TASK INSTRUCTIONS
Go through the entries below and pick out every line with "this".

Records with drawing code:
====

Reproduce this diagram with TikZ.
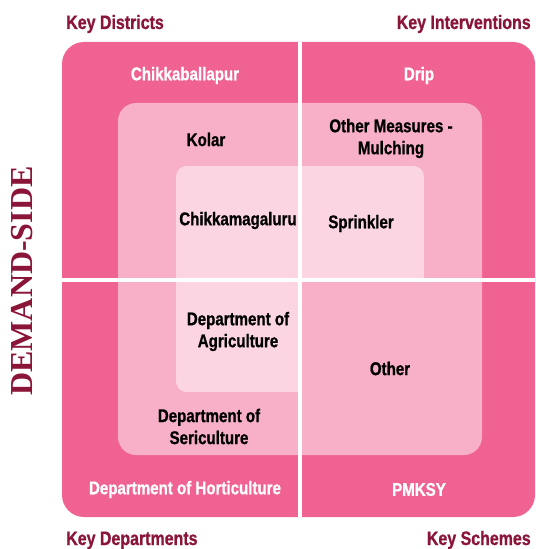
\documentclass[tikz,border=0pt]{standalone}
\usepackage{fontspec}
\setmainfont{Liberation Sans}[FakeStretch=0.82,BoldFeatures={FakeBold=0.9}]
\newfontfamily\headserif{Liberation Serif}
\definecolor{outerpink}{HTML}{F06292}
\definecolor{midpink}{HTML}{F8AFC8}
\definecolor{innerpink}{HTML}{FBD5E1}
\definecolor{maroon}{HTML}{8A1538}
\begin{document}
\begin{tikzpicture}[x=.75pt,y=-.75pt,
  lbl/.style={font=\bfseries\fontsize{13.8}{16.5}\selectfont,align=center,inner sep=0pt},
  wlbl/.style={lbl,text=white},
  keytitle/.style={font=\bfseries\fontsize{14.6}{17}\selectfont,text=maroon,inner sep=0pt}]
 \useasboundingbox (0,0) rectangle (535,549);
 % nested squares
 \fill[outerpink,rounded corners=16.5pt] (62,42) rectangle (535,517);
 \fill[midpink,rounded corners=13.5pt] (118,103) rectangle (482,455);
 \fill[innerpink,rounded corners=8pt] (176,166) rectangle (424,392);
 \fill[midpink] (300,280) rectangle (424,392);
 % quadrant cross
 \draw[white,line width=2.3pt] (300,42)--(300,517);
 \draw[white,line width=2.3pt] (62,280)--(535,280);
 % corner titles
 \node[keytitle,anchor=base west] (kd) at (66,29) {Key Districts};
 \node[keytitle,anchor=base east] (ki) at (531,29) {Key Interventions};
 \node[keytitle,anchor=base west] (kdep) at (66,545) {Key Departments};
 \node[keytitle,anchor=base east] (ks) at (531,545) {Key Schemes};
 \node[rotate=90,text=maroon,inner sep=0pt,font=\headserif\bfseries\fontsize{24}{24}\selectfont] (side) at (22,281) {DEMAND-SIDE};
 % outer ring
 \node[wlbl] (chb) at (185,75.5) {Chikkaballapur};
 \node[wlbl] (drip) at (419,75.5) {Drip};
 \node[wlbl] (hort) at (185,489.5) {Department of Horticulture};
 \node[wlbl] (pmksy) at (419,489.5) {PMKSY};
 % middle ring
 \node[lbl] (kolar) at (206,139.5) {Kolar};
 \node[lbl] (mulch) at (391,138.5) {Other Measures -\\Mulching};
 \node[lbl] (seri) at (209,426.5) {Department of\\Sericulture};
 \node[lbl] (other) at (390,368.5) {Other};
 % inner square
 \node[lbl] (chm) at (238,220.5) {Chikkamagaluru};
 \node[lbl] (sprink) at (361,223.5) {Sprinkler};
 \node[lbl] (agri) at (238,331.5) {Department of\\Agriculture};
\end{tikzpicture}
\end{document}
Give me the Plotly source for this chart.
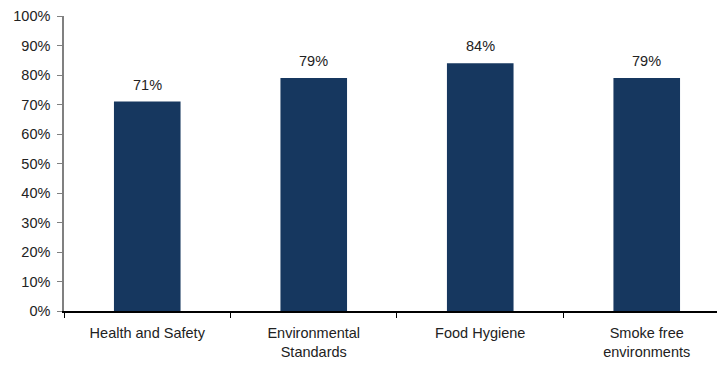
import plotly.graph_objects as go

categories = ["Health and Safety", "Environmental<br>Standards", "Food Hygiene", "Smoke free<br>environments"]
values = [0.71, 0.79, 0.84, 0.79]
labels = ["71%", "79%", "84%", "79%"]

fig = go.Figure()
fig.add_trace(go.Bar(x=categories, y=values, width=0.4, marker=dict(color="#16375F", line=dict(width=0)),
                     hoverinfo="skip"))
for c, v, t in zip(categories, values, labels):
    fig.add_annotation(x=c, y=v, text=t, showarrow=False, yanchor="bottom", yshift=7,
                       font=dict(family="Liberation Sans, Arial", size=14.5, color="#222222"))

fig.update_layout(
    width=717, height=365,
    margin=dict(l=64, r=0, t=16, b=54),
    plot_bgcolor="white", paper_bgcolor="white",
    showlegend=False,
    font=dict(family="Liberation Sans, Arial", size=14.5, color="#222222"),
    xaxis=dict(type="category", range=[-0.5, 3.422], showline=True, linecolor="#000000", linewidth=1.5,
               ticks="outside", tickson="boundaries", ticklen=5, tickcolor="#000000",
               showgrid=False, zeroline=False, tickfont=dict(size=14.5), ticklabelstandoff=8),
    yaxis=dict(range=[0, 1], tickvals=[i / 10 for i in range(11)], tickformat=".0%",
               showline=True, linecolor="#808080", linewidth=1.5, ticks="outside", ticklen=5,
               tickcolor="#808080", showgrid=False, zeroline=False, ticklabelstandoff=4,
               tickfont=dict(size=14.5)),
    bargap=0.6,
)
fig.write_html("out.html")
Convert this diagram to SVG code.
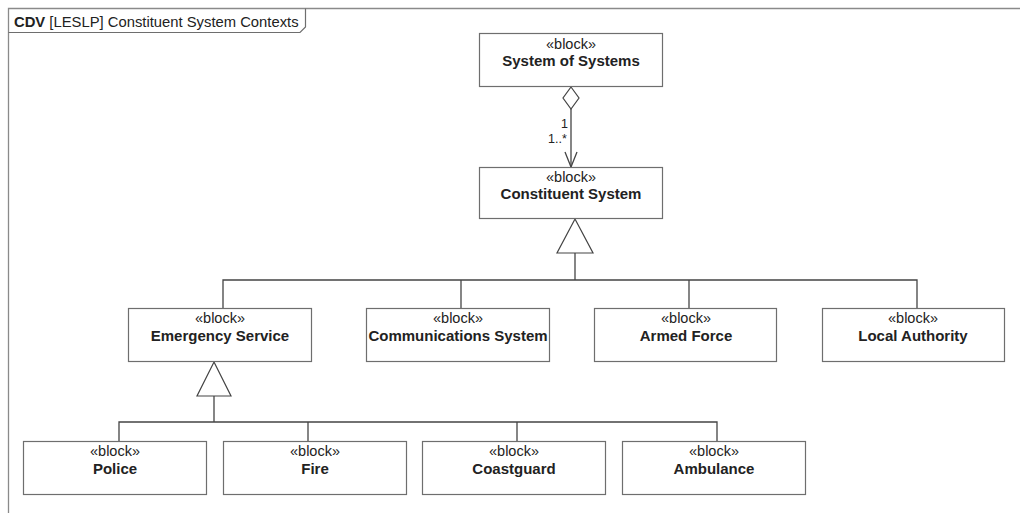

====

OUTPUT BELOW
Reproduce this diagram with TikZ.
Give me the Plotly source for this chart.
Convert this diagram to SVG code.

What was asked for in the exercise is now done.